WHAT THIS TASK INVOLVES: Don't include pictures. Quote the lines below from the first through the line that contains "const markedAt = [0.15, 0.2];".

DATA EXCERPT:
----------------------------------------

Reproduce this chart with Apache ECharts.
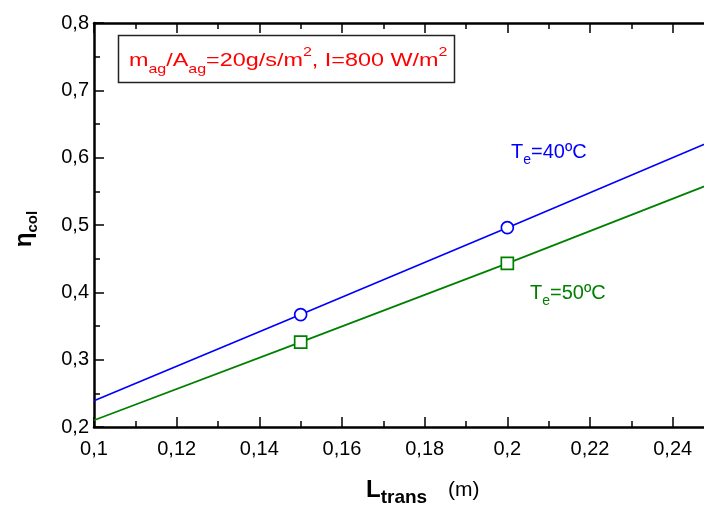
<!DOCTYPE html>
<html><head><meta charset="utf-8">
<script src="https://cdn.jsdelivr.net/npm/echarts@6/dist/echarts.min.js"></script>
<style>html,body{margin:0;padding:0;background:#fff}#c{width:704px;height:507px}</style>
</head><body><div id="c"></div>
<script>
const xTicks = [0.1,0.12,0.14,0.16,0.18,0.2,0.22,0.24];
const xTickLabels = ['0,1','0,12','0,14','0,16','0,18','0,2','0,22','0,24'];
const yTicks = [0.2,0.3,0.4,0.5,0.6,0.7,0.8];
const yTickLabels = ['0,2','0,3','0,4','0,5','0,6','0,7','0,8'];
const lTrans = [0.1, 0.15, 0.2, 0.25];
const eta40 = [0.239, 0.367, 0.496, 0.626];
const eta50 = [0.210, 0.326, 0.443, 0.563];
const markedAt = [0.15, 0.2];

function lbl(ticks, labels){
  return function(v){
    for (let i=0;i<ticks.length;i++){ if (Math.abs(ticks[i]-v)<1e-6) return labels[i]; }
    return '';
  };
}
function mk(xs, ys){
  return xs.map((x,i)=>({value:[x,ys[i]], symbol: markedAt.some(m=>Math.abs(m-x)<1e-9)?undefined:'none'}));
}
const font = '"Liberation Sans", Arial, sans-serif';
const chart = echarts.init(document.getElementById('c'));
const axisLineStyle = {color:'#000', width:2.5};
const tickCommon = {show:true, inside:true, length:10, lineStyle:{color:'#000', width:1.5}};
const minorCommon = {show:true, splitNumber:2, length:6, lineStyle:{color:'#000', width:1.5}};
chart.setOption({
  animation:false,
  grid:{left:94, top:23, width:620, height:404, containLabel:false, outerBoundsMode:'none'},
  xAxis:[{
    type:'value', min:0.1, max:0.25, interval:0.02, position:'bottom',
    axisLine:{show:true, lineStyle:axisLineStyle, onZero:false},
    axisTick:tickCommon, minorTick:minorCommon,
    axisLabel:{show:true, formatter:lbl(xTicks,xTickLabels), color:'#000', fontSize:20, fontFamily:font, margin:12},
    splitLine:{show:false}
  },{
    type:'value', min:0.1, max:0.25, interval:0.02, position:'top',
    axisLine:{show:true, lineStyle:axisLineStyle, onZero:false},
    axisTick:tickCommon, minorTick:minorCommon,
    axisLabel:{show:false}, splitLine:{show:false}
  }],
  yAxis:[{
    type:'value', min:0.2, max:0.8, interval:0.1,
    axisLine:{show:true, lineStyle:axisLineStyle, onZero:false},
    axisTick:tickCommon, minorTick:minorCommon,
    axisLabel:{show:true, formatter:lbl(yTicks,yTickLabels), color:'#000', fontSize:20, fontFamily:font, margin:5},
    splitLine:{show:false}
  }],
  series:[{
    type:'line', data:mk(lTrans,eta40), symbol:'circle', symbolSize:12,
    lineStyle:{color:'#0000ff', width:1.7},
    itemStyle:{color:'#fff', borderColor:'#0000ff', borderWidth:1.7},
    emphasis:{disabled:true}, clip:true
  },{
    type:'line', data:mk(lTrans,eta50), symbol:'rect', symbolSize:12,
    lineStyle:{color:'#008000', width:1.7},
    itemStyle:{color:'#fff', borderColor:'#008000', borderWidth:1.7},
    emphasis:{disabled:true}, clip:true
  }],
  graphic:[
    {type:'rect', shape:{x:118.5, y:35.5, width:336, height:47}, style:{fill:'#fff', stroke:'#222', lineWidth:1.5}},
    {type:'text', x:129, y:61, scaleX:1.23, style:{
      text:'{m|m}{s|ag}{m|/A}{s|ag}{m|=20g/s/m}{p|2}{m|, I=800 W/m}{p|2}',
      verticalAlign:'middle',
      rich:{
        m:{fontSize:19, fontFamily:font, fill:'#ff0000', lineHeight:30},
        s:{fontSize:13, fontFamily:font, fill:'#ff0000', verticalAlign:'bottom', lineHeight:30, padding:[12,0,0,0]},
        p:{fontSize:13, fontFamily:font, fill:'#ff0000', verticalAlign:'top', lineHeight:30, padding:[0,0,10,0]}
      }}},
    {type:'text', x:511, y:152, style:{
      text:'{m|T}{s|e}{m|=40ºC}', verticalAlign:'middle',
      rich:{
        m:{fontSize:20, fontFamily:font, fill:'#0000ff', lineHeight:30},
        s:{fontSize:14, fontFamily:font, fill:'#0000ff', verticalAlign:'bottom', lineHeight:30, padding:[12,0,0,0]}
      }}},
    {type:'text', x:530, y:293, style:{
      text:'{m|T}{s|e}{m|=50ºC}', verticalAlign:'middle',
      rich:{
        m:{fontSize:20, fontFamily:font, fill:'#008000', lineHeight:30},
        s:{fontSize:14, fontFamily:font, fill:'#008000', verticalAlign:'bottom', lineHeight:30, padding:[12,0,0,0]}
      }}},
    {type:'text', x:366, y:490, style:{
      text:'{b|L}{s|trans}{m|(m)}', verticalAlign:'middle',
      rich:{
        b:{fontSize:24, fontWeight:'bold', fontFamily:font, fill:'#000', lineHeight:34},
        s:{fontSize:19, fontWeight:'bold', fontFamily:font, fill:'#000', verticalAlign:'bottom', lineHeight:34, padding:[14,0,0,0]},
        m:{fontSize:21, fontFamily:font, fill:'#000', lineHeight:34, padding:[0,0,0,21]}
      }}},
    {type:'text', x:24, y:229, rotation:Math.PI/2, style:{
      text:'{b|η}{s|col}', align:'center', verticalAlign:'middle',
      rich:{
        b:{fontSize:24, fontWeight:'bold', fontFamily:font, fill:'#000', lineHeight:32},
        s:{fontSize:15, fontWeight:'bold', fontFamily:font, fill:'#000', verticalAlign:'bottom', lineHeight:32, padding:[10,0,0,0]}
      }}}
  ]
});
</script></body></html>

----------------------------------------

RESPONSE TO THIS EXERCISE:
Reproduce this chart with Apache ECharts.
<!DOCTYPE html>
<html><head><meta charset="utf-8">
<script src="https://cdn.jsdelivr.net/npm/echarts@6/dist/echarts.min.js"></script>
<style>html,body{margin:0;padding:0;background:#fff}#c{width:704px;height:507px}</style>
</head><body><div id="c"></div>
<script>
const xTicks = [0.1,0.12,0.14,0.16,0.18,0.2,0.22,0.24];
const xTickLabels = ['0,1','0,12','0,14','0,16','0,18','0,2','0,22','0,24'];
const yTicks = [0.2,0.3,0.4,0.5,0.6,0.7,0.8];
const yTickLabels = ['0,2','0,3','0,4','0,5','0,6','0,7','0,8'];
const lTrans = [0.1, 0.15, 0.2, 0.25];
const eta40 = [0.239, 0.367, 0.496, 0.626];
const eta50 = [0.210, 0.326, 0.443, 0.563];
const markedAt = [0.15, 0.2];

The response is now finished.